**DATASET SECTION**
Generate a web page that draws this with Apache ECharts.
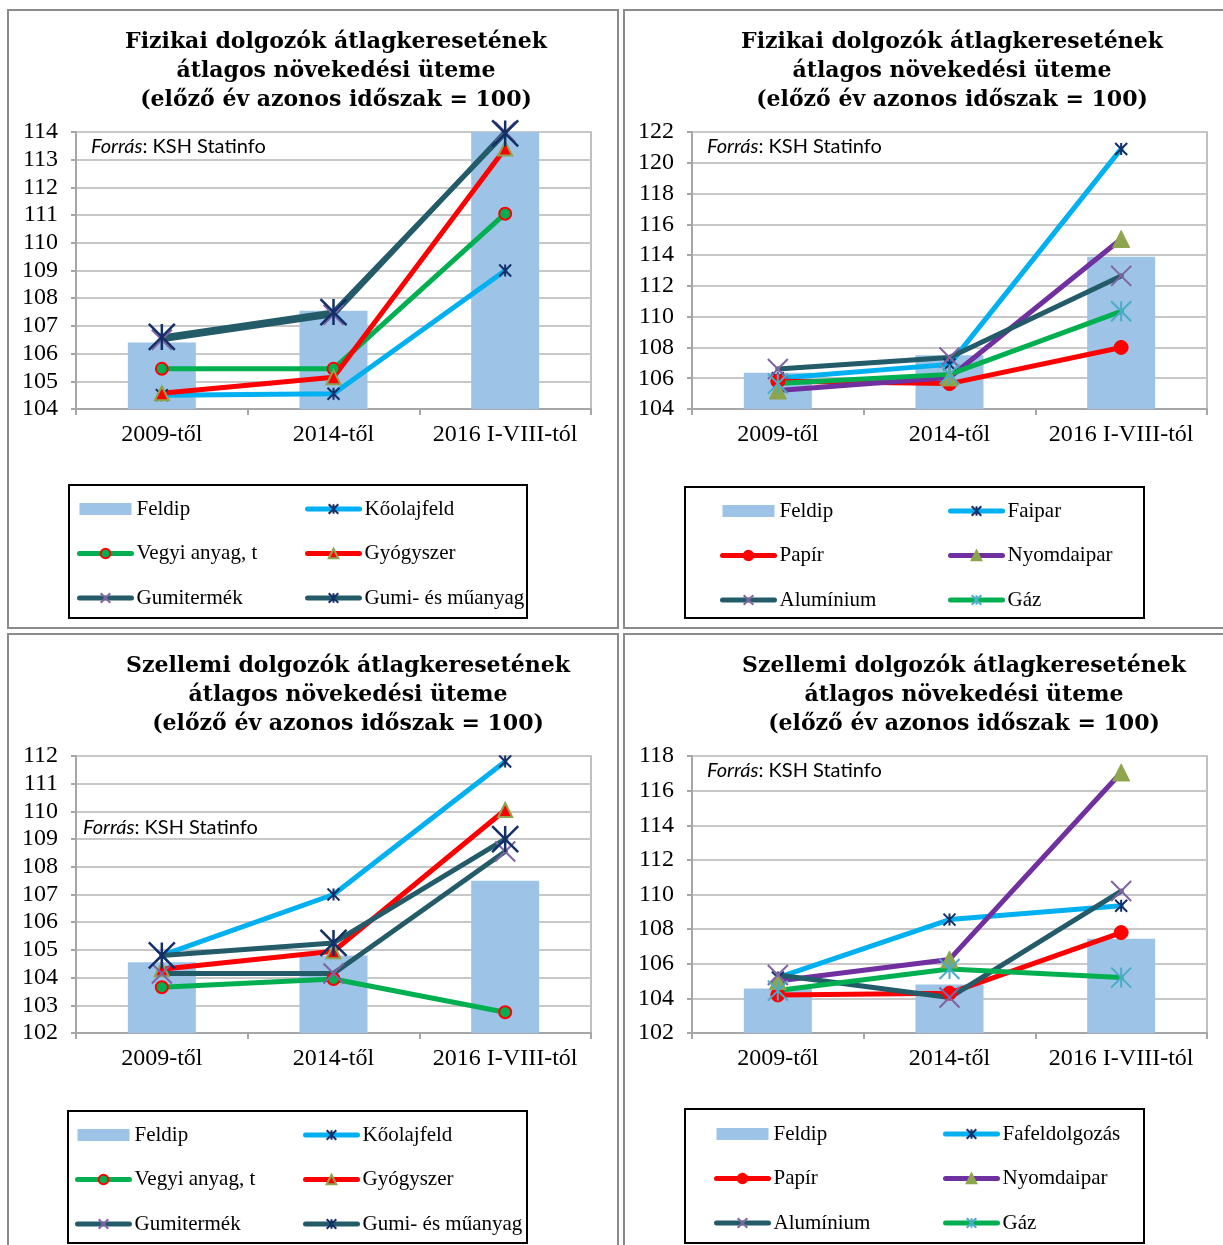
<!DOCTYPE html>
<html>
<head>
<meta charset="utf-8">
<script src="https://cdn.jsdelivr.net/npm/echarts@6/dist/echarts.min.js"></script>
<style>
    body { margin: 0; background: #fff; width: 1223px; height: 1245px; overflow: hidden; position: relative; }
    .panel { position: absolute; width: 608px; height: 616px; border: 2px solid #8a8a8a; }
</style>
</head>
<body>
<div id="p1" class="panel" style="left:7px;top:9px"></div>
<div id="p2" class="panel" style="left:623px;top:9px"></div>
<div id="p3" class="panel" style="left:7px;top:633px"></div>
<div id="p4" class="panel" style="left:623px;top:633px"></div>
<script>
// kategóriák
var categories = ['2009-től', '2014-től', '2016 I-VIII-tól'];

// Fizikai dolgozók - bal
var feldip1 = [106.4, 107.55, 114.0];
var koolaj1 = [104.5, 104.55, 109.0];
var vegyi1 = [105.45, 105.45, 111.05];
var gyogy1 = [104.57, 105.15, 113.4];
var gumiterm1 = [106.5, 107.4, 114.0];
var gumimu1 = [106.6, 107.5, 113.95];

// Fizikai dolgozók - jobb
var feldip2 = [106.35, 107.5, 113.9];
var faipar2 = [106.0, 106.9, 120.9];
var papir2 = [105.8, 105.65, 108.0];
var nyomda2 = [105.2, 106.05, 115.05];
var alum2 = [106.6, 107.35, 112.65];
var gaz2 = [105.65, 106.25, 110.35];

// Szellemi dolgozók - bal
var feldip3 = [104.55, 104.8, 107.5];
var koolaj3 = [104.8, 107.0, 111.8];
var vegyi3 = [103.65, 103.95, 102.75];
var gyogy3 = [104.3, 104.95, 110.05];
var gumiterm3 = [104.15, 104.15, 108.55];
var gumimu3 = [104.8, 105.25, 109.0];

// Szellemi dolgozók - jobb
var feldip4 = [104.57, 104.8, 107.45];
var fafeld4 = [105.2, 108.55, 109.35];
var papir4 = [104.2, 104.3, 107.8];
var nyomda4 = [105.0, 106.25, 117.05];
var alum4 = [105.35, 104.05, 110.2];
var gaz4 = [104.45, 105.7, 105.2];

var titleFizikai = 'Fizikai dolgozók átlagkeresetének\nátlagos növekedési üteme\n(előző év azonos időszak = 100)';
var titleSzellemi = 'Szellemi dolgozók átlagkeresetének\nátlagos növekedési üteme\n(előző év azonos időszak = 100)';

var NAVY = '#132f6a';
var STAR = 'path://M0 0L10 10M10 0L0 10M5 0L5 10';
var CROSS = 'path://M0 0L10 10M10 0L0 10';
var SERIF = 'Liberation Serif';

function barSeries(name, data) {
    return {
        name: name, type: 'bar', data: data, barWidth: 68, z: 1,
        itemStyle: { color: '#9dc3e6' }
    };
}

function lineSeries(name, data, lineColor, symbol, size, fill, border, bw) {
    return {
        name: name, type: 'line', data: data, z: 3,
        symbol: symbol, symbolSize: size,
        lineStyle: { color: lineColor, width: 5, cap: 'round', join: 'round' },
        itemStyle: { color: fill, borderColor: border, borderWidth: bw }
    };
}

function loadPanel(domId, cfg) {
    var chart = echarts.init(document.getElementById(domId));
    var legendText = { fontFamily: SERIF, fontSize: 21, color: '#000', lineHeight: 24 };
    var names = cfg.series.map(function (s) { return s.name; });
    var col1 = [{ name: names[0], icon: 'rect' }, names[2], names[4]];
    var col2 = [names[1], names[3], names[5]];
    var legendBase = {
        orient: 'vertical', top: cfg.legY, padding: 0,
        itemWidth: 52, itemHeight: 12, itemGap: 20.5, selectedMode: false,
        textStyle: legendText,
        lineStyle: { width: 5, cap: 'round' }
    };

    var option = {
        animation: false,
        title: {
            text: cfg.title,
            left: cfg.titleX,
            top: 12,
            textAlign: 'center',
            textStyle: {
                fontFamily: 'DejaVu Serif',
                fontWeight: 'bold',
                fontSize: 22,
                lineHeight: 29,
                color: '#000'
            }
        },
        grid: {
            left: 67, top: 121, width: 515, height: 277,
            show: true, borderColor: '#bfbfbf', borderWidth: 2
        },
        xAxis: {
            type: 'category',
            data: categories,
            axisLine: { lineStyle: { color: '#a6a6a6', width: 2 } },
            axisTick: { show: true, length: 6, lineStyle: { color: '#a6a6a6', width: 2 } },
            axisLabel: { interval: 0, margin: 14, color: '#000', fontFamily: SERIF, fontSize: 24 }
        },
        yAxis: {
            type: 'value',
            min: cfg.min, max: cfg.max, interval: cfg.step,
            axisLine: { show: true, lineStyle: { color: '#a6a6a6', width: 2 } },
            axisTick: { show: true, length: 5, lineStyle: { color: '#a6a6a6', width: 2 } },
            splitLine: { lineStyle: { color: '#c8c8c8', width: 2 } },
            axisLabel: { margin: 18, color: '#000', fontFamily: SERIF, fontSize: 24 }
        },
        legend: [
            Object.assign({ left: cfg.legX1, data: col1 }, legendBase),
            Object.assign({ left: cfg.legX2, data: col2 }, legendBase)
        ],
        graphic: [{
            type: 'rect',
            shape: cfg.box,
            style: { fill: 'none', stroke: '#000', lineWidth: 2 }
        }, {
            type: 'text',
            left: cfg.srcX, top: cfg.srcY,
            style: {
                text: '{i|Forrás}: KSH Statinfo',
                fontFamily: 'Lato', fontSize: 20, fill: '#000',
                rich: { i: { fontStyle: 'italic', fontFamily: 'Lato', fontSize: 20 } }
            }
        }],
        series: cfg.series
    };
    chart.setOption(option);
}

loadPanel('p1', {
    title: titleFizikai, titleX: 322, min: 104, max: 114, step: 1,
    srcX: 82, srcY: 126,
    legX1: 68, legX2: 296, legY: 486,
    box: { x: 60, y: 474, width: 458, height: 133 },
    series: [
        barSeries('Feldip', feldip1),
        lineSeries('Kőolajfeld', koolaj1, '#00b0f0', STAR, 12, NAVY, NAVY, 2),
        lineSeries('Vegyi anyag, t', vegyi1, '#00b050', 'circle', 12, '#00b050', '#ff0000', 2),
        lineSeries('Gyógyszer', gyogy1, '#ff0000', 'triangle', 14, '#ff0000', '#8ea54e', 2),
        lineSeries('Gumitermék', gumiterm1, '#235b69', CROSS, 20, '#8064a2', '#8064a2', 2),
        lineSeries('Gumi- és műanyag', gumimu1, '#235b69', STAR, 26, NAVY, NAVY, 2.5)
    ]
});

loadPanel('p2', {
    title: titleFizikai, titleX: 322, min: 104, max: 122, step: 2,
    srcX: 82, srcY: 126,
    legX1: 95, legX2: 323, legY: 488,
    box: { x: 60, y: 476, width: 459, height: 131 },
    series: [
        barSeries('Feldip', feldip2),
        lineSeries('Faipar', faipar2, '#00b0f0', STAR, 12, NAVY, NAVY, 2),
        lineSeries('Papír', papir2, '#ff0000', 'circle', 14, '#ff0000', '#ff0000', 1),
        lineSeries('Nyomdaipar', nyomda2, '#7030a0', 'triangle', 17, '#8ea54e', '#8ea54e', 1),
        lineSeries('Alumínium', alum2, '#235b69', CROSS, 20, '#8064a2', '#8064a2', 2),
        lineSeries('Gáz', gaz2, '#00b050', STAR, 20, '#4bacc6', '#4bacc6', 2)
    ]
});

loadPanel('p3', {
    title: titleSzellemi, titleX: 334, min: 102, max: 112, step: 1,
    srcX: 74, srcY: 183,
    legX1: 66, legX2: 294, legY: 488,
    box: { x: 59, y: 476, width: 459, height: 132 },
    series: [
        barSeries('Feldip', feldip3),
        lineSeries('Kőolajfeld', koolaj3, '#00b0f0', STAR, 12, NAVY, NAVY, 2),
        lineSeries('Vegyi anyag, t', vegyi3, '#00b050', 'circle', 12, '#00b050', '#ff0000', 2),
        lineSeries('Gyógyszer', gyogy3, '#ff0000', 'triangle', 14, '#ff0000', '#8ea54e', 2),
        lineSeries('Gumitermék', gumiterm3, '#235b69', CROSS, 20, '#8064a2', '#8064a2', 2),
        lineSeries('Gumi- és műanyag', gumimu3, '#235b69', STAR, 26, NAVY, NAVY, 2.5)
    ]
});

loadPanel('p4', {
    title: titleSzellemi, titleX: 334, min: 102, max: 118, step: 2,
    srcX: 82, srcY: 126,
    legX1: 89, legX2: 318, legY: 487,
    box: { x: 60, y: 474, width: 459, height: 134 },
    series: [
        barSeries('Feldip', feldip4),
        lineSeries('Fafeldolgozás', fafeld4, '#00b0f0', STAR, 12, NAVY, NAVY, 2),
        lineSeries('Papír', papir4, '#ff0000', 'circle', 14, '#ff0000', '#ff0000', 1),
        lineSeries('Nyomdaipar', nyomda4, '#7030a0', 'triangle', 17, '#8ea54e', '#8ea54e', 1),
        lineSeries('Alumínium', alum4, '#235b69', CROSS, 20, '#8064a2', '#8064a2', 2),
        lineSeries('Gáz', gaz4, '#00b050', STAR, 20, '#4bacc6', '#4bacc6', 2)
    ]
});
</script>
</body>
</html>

**STATED GOAL**
Restate exactly, please, only the lines between the start of the data and the line containing "var gumimu1 = [106.6, 107.5, 113.95];", both ends included, skipping the pictures.

**WRITTEN RESPONSE**
Generate a web page that draws this with Apache ECharts.
<!DOCTYPE html>
<html>
<head>
<meta charset="utf-8">
<script src="https://cdn.jsdelivr.net/npm/echarts@6/dist/echarts.min.js"></script>
<style>
    body { margin: 0; background: #fff; width: 1223px; height: 1245px; overflow: hidden; position: relative; }
    .panel { position: absolute; width: 608px; height: 616px; border: 2px solid #8a8a8a; }
</style>
</head>
<body>
<div id="p1" class="panel" style="left:7px;top:9px"></div>
<div id="p2" class="panel" style="left:623px;top:9px"></div>
<div id="p3" class="panel" style="left:7px;top:633px"></div>
<div id="p4" class="panel" style="left:623px;top:633px"></div>
<script>
// kategóriák
var categories = ['2009-től', '2014-től', '2016 I-VIII-tól'];

// Fizikai dolgozók - bal
var feldip1 = [106.4, 107.55, 114.0];
var koolaj1 = [104.5, 104.55, 109.0];
var vegyi1 = [105.45, 105.45, 111.05];
var gyogy1 = [104.57, 105.15, 113.4];
var gumiterm1 = [106.5, 107.4, 114.0];
var gumimu1 = [106.6, 107.5, 113.95];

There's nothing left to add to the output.